In 2010, Climate Change Windows were established in all the facilities with the aim to improve the project design, so that low-carbon and climate resilience considerations are incorporated in strategic infrastructure areas such as transport, energy and environment. Through the facilities, EU grants are "blended" with financial instruments to leverage financing for infrastructure and private sector development (e.g. SME access to finance). Blending aims to make projects with a large development and climate impact financially viable in order to unlock non-grant financing for development. Since 2007, total EU grant for climate contributions of around €1 billion has been combined with additional public and private financing, including more than €6 billion of loans from European public finance institutions and regional development banks. This led to total project financing of more €25 billion benefiting both low and middle income countries and to more than 120 climate-relevant projects.

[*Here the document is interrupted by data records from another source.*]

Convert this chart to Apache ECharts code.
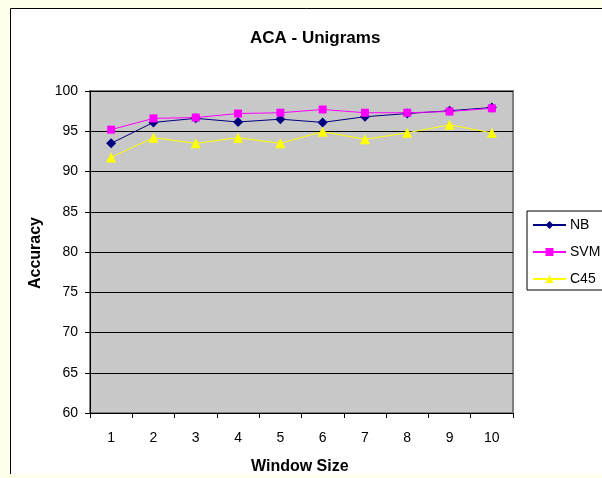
<!DOCTYPE html>
<html>
<head>
<meta charset="utf-8">
<script src="https://cdn.jsdelivr.net/npm/echarts@6/dist/echarts.min.js"></script>
<style>
  html, body { margin: 0; padding: 0; background: #FFFFEC; }
  #chart { width: 602px; height: 478px; }
</style>
</head>
<body>
<div id="chart"></div>
<script>
// Window sizes along the x axis
const windowSizes = ['1', '2', '3', '4', '5', '6', '7', '8', '9', '10'];

// Accuracy (%) per classifier
const nbAccuracy  = [93.5, 96.1, 96.6, 96.15, 96.5, 96.1, 96.8, 97.2, 97.55, 97.95];
const svmAccuracy = [95.2, 96.6, 96.7, 97.2, 97.3, 97.7, 97.3, 97.3, 97.45, 97.85];
const c45Accuracy = [91.75, 94.2, 93.5, 94.2, 93.5, 94.95, 94.0, 94.8, 95.8, 94.8];

const FONT = '"Liberation Sans", Arial, sans-serif';

const chart = echarts.init(document.getElementById('chart'), null, { renderer: 'canvas' });

function lineSeries(name, data, color, symbol, size) {
  return {
    name: name,
    type: 'line',
    data: data,
    symbol: symbol,
    symbolSize: size,
    showAllSymbol: true,
    lineStyle: { color: color, width: 1 },
    itemStyle: { color: color, borderWidth: 0 },
    emphasis: { disabled: true },
    animation: false
  };
}

chart.setOption({
  backgroundColor: '#FFFFEC',
  animation: false,
  textStyle: { fontFamily: FONT, color: '#000' },
  graphic: [
    // white chart panel with black top/left edges
    { type: 'rect', z: -10, shape: { x: 10, y: 8, width: 600, height: 466 },
      style: { fill: '#FFFFFF' } },
    { type: 'line', z: -9, shape: { x1: 10.5, y1: 8.5, x2: 610, y2: 8.5 },
      style: { stroke: '#000', lineWidth: 1 } },
    { type: 'line', z: -9, shape: { x1: 10.5, y1: 8.5, x2: 10.5, y2: 474 },
      style: { stroke: '#000', lineWidth: 1 } },
    { type: 'text', left: 251, top: 459,
      style: { text: 'Window Size', font: 'bold 16px ' + FONT, fill: '#000' } },
    { type: 'text', left: 28, top: 217, rotation: Math.PI / 2,
      style: { text: 'Accuracy', font: 'bold 16px ' + FONT, fill: '#000' } }
  ],
  title: {
    text: 'ACA - Unigrams',
    left: 245,
    top: 25,
    textStyle: { fontSize: 17, fontWeight: 'bold', fontFamily: FONT, color: '#000' }
  },
  legend: {
    orient: 'vertical',
    left: 527,
    top: 211,
    padding: [7, 6, 4, 5],
    backgroundColor: '#FFFFFF',
    borderColor: '#000',
    borderWidth: 1,
    borderRadius: 0,
    itemWidth: 33,
    itemHeight: 10,
    itemGap: 13,
    textStyle: { fontSize: 14, fontFamily: FONT, color: '#000', padding: [0, 0, 0, -1] },
    data: ['NB', 'SVM', 'C45']
  },
  grid: {
    left: 90,
    right: 89,
    top: 91,
    bottom: 65,
    show: true,
    backgroundColor: '#C8C8C8',
    borderColor: '#808080',
    borderWidth: 2
  },
  xAxis: {
    type: 'category',
    data: windowSizes,
    boundaryGap: true,
    axisLine: { lineStyle: { color: '#000', width: 1 } },
    axisTick: { show: true, inside: false, length: 5, lineStyle: { color: '#000' } },
    axisLabel: { fontSize: 14, color: '#000', margin: 18, fontFamily: FONT },
    splitLine: { show: false }
  },
  yAxis: {
    type: 'value',
    min: 60,
    max: 100,
    interval: 5,
    axisLine: { show: true, lineStyle: { color: '#000', width: 1 } },
    axisTick: { show: true, inside: false, length: 5, lineStyle: { color: '#000' } },
    axisLabel: { fontSize: 14, color: '#000', margin: 12, fontFamily: FONT },
    splitLine: { show: true, lineStyle: { color: '#000', width: 1 } }
  },
  series: [
    lineSeries('NB', nbAccuracy, '#000080', 'diamond', 10),
    lineSeries('SVM', svmAccuracy, '#FF00FF', 'rect', 8),
    lineSeries('C45', c45Accuracy, '#FFFF00', 'triangle', 10)
  ]
});
</script>
</body>
</html>
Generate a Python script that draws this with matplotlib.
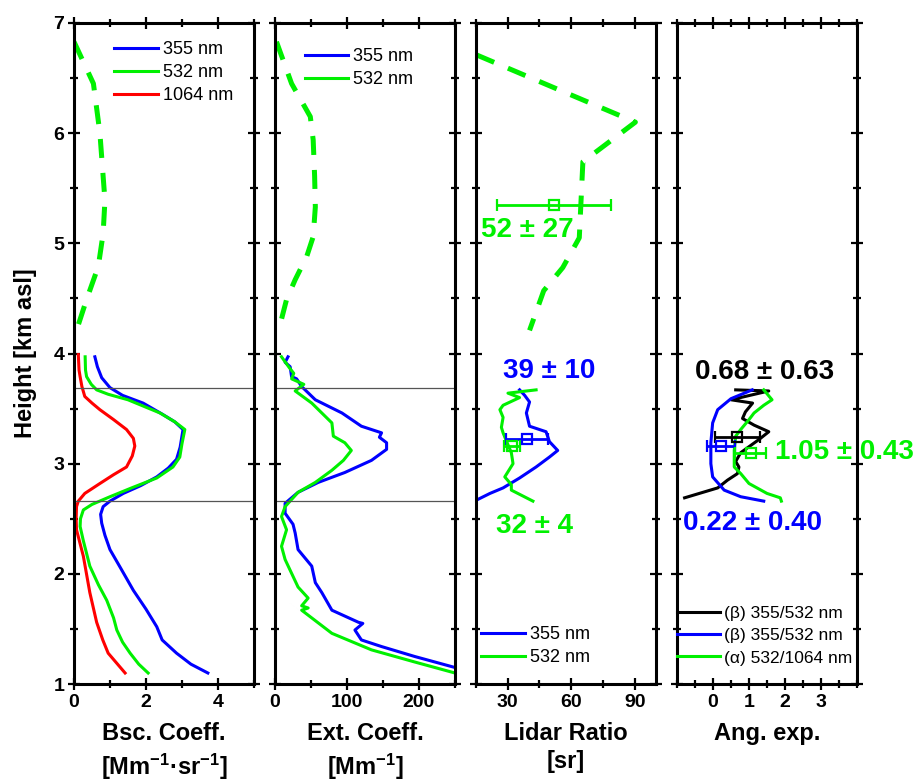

The Global Energy Efficiency and Renewable Energy Fund (GEEREF) is a Public Private Partnership initiated by the European Commission as an equity fund-of-funds to accelerate the transfer, development and use of environmentally sound technologies for emerging markets. It helps bring secure, clean, efficient and affordable energy to local people. It is set up as an innovative global equity/risk capital fund that will use limited public money to mobilise private investment in small-scale energy efficiency and renewable energy projects. It is both a development tool and a contribution to global efforts to fight climate change. The European Commission, Germany and Norway, have so far committed about €127 million of public grant funding to GEEREF and it is envisaged that further financing from other public and private sources will be forthcoming. A fundraising campaign is currently on-going and seven GEEREF investments have been approved, focusing on projects in Sub-Saharan Africa, Asia, Latin America and the Caribbean. More than €5 billion could be mobilised through the funds in which GEEREF participates and the final projects in which these funds invest.